January 28, 1956 – A joint Soviet-Afghan statement says that the U.S.S.R. will ensure delivery of "equipment and materials" on account of the $100,000,000 credit granted in December 1955, and will also grant "other services connected with technical assistance in building certain installations" in many branches of Afghan economy. According to Pakistani sources, $40,000,000 of the Soviet credits is earmarked for arms from the U.S.S.R. and Czechoslovakia and $60,000,000 for building airports and roads.
March 21–22 – On his way to India, Anastas Mikoyan stays in Kabul.
July 1956 – The Swedish citizen Gunnel Gummeson and her American boyfriend Peter Winant disappear in Afghanistan on their way home from India.[1]
July 1956 – Adnan Menderes, the Turkish prime minister, pays a visit to Afghanistan.[2]
August 1956 – Maj. Gen.
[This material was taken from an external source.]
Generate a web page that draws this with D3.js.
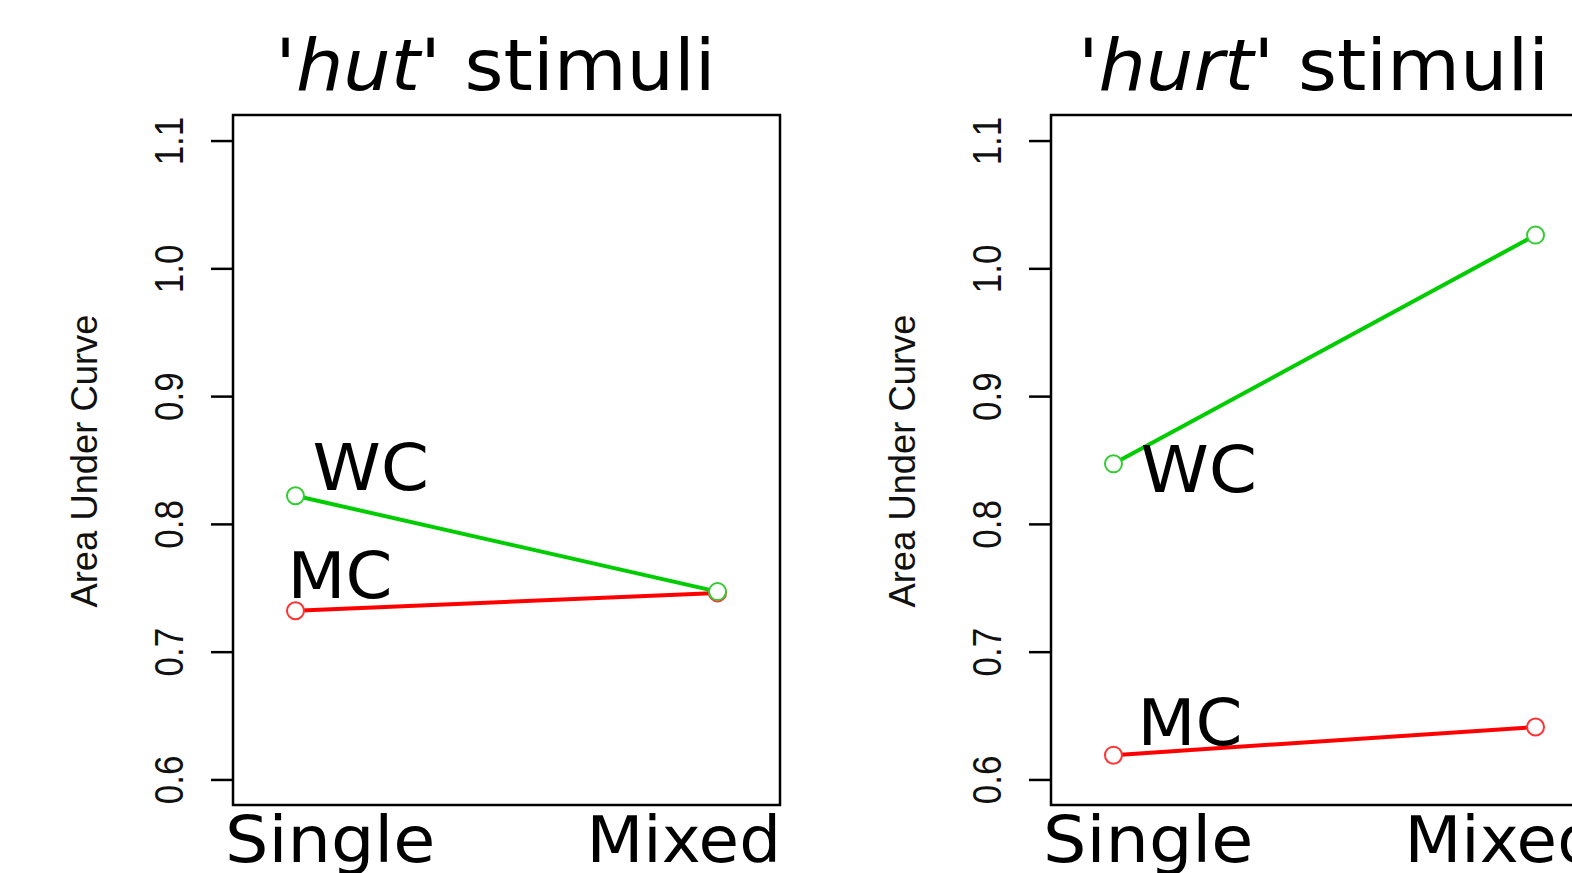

Iskander Mirza, the president of Pakistan, stays four days in the Afghan capital.[3] It is believed that both Menderes and Mirza discussed at Kabul the possibility of Afghanistan's joining the Baghdad Pact, the problems of the Pathan or Pakhtu tribesmen, and their aspiration for a "Pakhtunistan" state.
November 1956 – Mohammad Daud, the Afghan prime minister, visits Karachi, Pakistan.[4] No mention is made thereafter in Afghan official statements of the "Pakhtunistan" question, that is, Afghan plans to create a separate state for Pakhtu-speaking peoples in Pakistan.